Short task: Copy the lines of the data below exactly, starting at the first and stopping after the line that contains "(progtitle) at (1713,184)"; include no pictures.

— Start Available data —

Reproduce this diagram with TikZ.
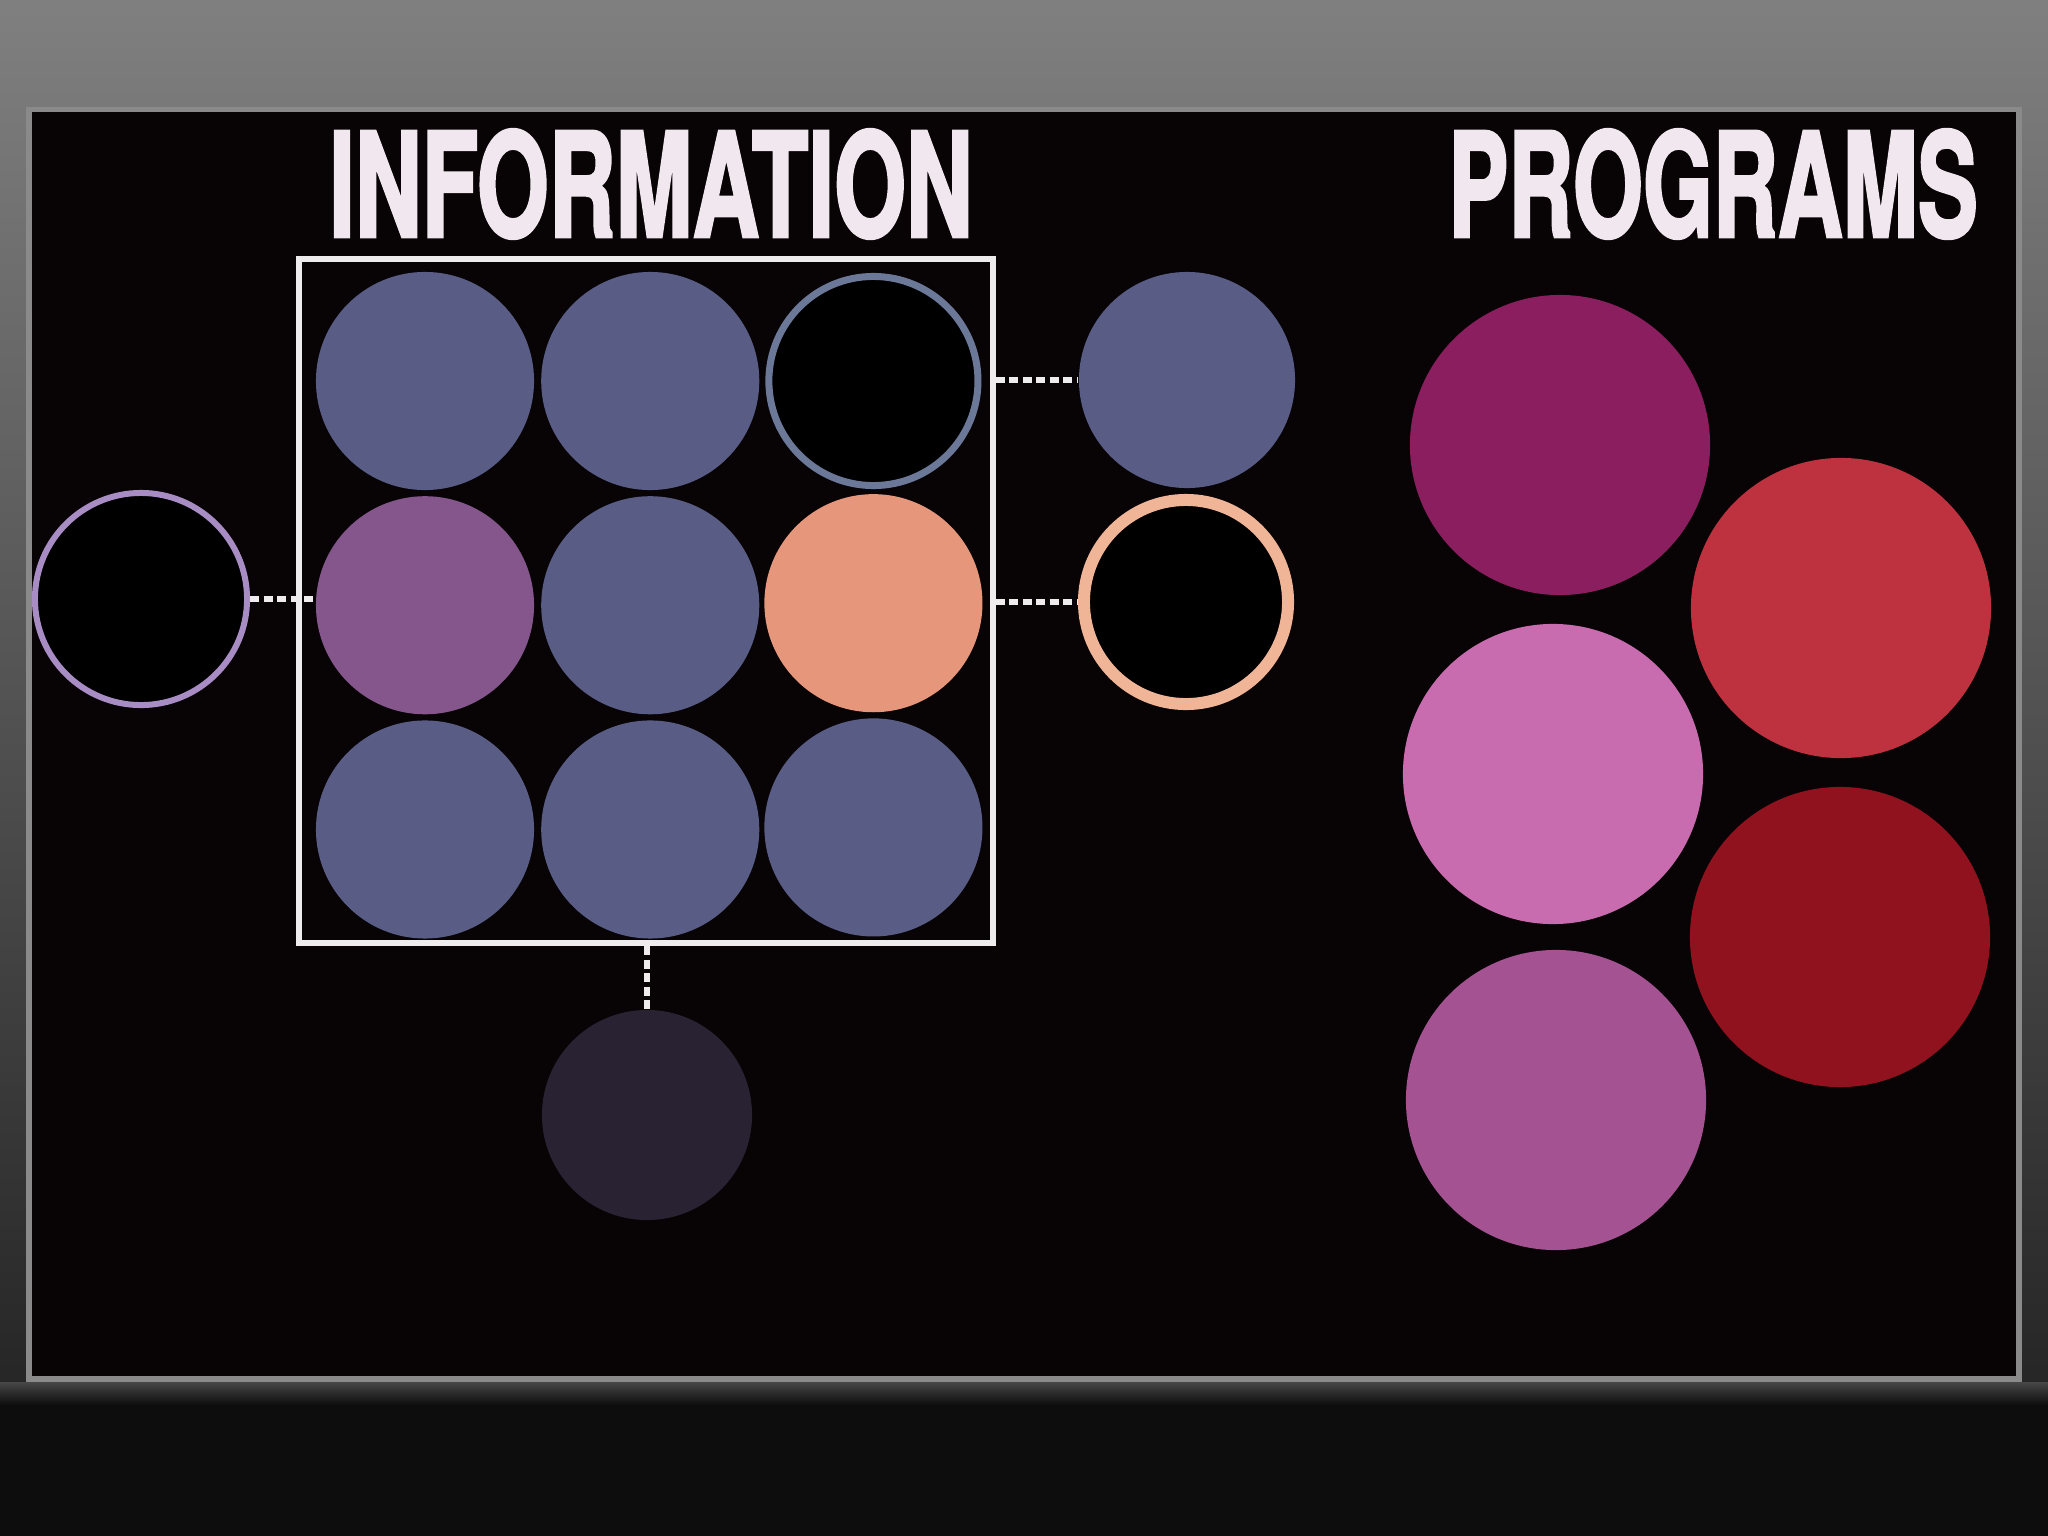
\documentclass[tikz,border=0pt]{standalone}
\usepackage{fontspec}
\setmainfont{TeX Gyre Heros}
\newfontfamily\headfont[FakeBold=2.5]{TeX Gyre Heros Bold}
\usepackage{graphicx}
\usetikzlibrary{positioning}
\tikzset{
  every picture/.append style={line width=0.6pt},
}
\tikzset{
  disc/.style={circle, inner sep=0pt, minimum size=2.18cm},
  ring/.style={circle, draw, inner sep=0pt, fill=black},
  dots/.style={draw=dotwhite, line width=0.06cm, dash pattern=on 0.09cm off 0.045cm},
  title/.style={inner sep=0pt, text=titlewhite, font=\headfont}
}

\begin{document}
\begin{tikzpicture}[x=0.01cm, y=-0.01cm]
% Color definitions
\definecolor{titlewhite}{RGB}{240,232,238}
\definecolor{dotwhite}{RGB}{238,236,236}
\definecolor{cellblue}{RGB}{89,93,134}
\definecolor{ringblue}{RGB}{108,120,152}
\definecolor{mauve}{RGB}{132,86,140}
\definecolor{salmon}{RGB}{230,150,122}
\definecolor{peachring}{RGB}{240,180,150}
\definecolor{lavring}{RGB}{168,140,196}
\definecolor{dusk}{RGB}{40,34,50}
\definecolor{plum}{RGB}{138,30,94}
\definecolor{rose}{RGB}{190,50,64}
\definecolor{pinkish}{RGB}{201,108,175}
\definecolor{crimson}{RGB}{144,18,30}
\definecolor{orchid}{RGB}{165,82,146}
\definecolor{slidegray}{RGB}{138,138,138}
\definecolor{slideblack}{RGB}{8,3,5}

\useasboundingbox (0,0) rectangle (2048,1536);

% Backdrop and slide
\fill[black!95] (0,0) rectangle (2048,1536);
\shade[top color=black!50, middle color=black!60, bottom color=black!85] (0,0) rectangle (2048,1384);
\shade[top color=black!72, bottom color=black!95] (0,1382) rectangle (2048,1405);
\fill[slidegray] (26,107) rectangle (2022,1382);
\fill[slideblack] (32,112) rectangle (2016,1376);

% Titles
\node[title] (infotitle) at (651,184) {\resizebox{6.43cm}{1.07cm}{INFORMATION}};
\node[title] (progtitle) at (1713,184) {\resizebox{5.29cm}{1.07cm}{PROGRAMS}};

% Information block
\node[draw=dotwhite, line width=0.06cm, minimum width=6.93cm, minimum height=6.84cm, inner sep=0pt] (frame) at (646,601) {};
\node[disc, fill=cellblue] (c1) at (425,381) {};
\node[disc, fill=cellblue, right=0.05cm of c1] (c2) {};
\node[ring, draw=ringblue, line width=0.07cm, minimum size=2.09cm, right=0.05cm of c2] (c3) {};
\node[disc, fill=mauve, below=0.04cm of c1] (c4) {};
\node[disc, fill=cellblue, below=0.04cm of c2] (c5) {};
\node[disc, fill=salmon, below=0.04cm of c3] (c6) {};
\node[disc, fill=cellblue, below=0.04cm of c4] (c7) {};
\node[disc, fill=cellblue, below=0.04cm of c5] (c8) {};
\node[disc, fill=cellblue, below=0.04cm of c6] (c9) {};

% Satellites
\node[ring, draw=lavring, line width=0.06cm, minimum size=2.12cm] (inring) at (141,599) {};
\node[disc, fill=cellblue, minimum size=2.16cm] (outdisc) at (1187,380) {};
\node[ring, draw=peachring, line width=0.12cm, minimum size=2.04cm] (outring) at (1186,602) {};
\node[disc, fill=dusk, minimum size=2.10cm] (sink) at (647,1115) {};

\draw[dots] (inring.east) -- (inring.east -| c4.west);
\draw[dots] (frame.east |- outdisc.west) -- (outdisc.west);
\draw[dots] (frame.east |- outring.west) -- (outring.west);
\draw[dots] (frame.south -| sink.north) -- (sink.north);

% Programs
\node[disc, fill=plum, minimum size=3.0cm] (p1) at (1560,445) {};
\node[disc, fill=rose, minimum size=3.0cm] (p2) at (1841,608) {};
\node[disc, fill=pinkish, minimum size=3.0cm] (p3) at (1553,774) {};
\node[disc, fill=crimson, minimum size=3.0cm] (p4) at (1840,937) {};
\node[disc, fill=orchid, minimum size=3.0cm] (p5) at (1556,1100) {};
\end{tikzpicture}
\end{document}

— End Available data —

In response:
Reproduce this diagram with TikZ.
\documentclass[tikz,border=0pt]{standalone}
\usepackage{fontspec}
\setmainfont{TeX Gyre Heros}
\newfontfamily\headfont[FakeBold=2.5]{TeX Gyre Heros Bold}
\usepackage{graphicx}
\usetikzlibrary{positioning}
\tikzset{
  every picture/.append style={line width=0.6pt},
}
\tikzset{
  disc/.style={circle, inner sep=0pt, minimum size=2.18cm},
  ring/.style={circle, draw, inner sep=0pt, fill=black},
  dots/.style={draw=dotwhite, line width=0.06cm, dash pattern=on 0.09cm off 0.045cm},
  title/.style={inner sep=0pt, text=titlewhite, font=\headfont}
}

\begin{document}
\begin{tikzpicture}[x=0.01cm, y=-0.01cm]
% Color definitions
\definecolor{titlewhite}{RGB}{240,232,238}
\definecolor{dotwhite}{RGB}{238,236,236}
\definecolor{cellblue}{RGB}{89,93,134}
\definecolor{ringblue}{RGB}{108,120,152}
\definecolor{mauve}{RGB}{132,86,140}
\definecolor{salmon}{RGB}{230,150,122}
\definecolor{peachring}{RGB}{240,180,150}
\definecolor{lavring}{RGB}{168,140,196}
\definecolor{dusk}{RGB}{40,34,50}
\definecolor{plum}{RGB}{138,30,94}
\definecolor{rose}{RGB}{190,50,64}
\definecolor{pinkish}{RGB}{201,108,175}
\definecolor{crimson}{RGB}{144,18,30}
\definecolor{orchid}{RGB}{165,82,146}
\definecolor{slidegray}{RGB}{138,138,138}
\definecolor{slideblack}{RGB}{8,3,5}

\useasboundingbox (0,0) rectangle (2048,1536);

% Backdrop and slide
\fill[black!95] (0,0) rectangle (2048,1536);
\shade[top color=black!50, middle color=black!60, bottom color=black!85] (0,0) rectangle (2048,1384);
\shade[top color=black!72, bottom color=black!95] (0,1382) rectangle (2048,1405);
\fill[slidegray] (26,107) rectangle (2022,1382);
\fill[slideblack] (32,112) rectangle (2016,1376);

% Titles
\node[title] (infotitle) at (651,184) {\resizebox{6.43cm}{1.07cm}{INFORMATION}};
\node[title] (progtitle) at (1713,184) {\resizebox{5.29cm}{1.07cm}{PROGRAMS}};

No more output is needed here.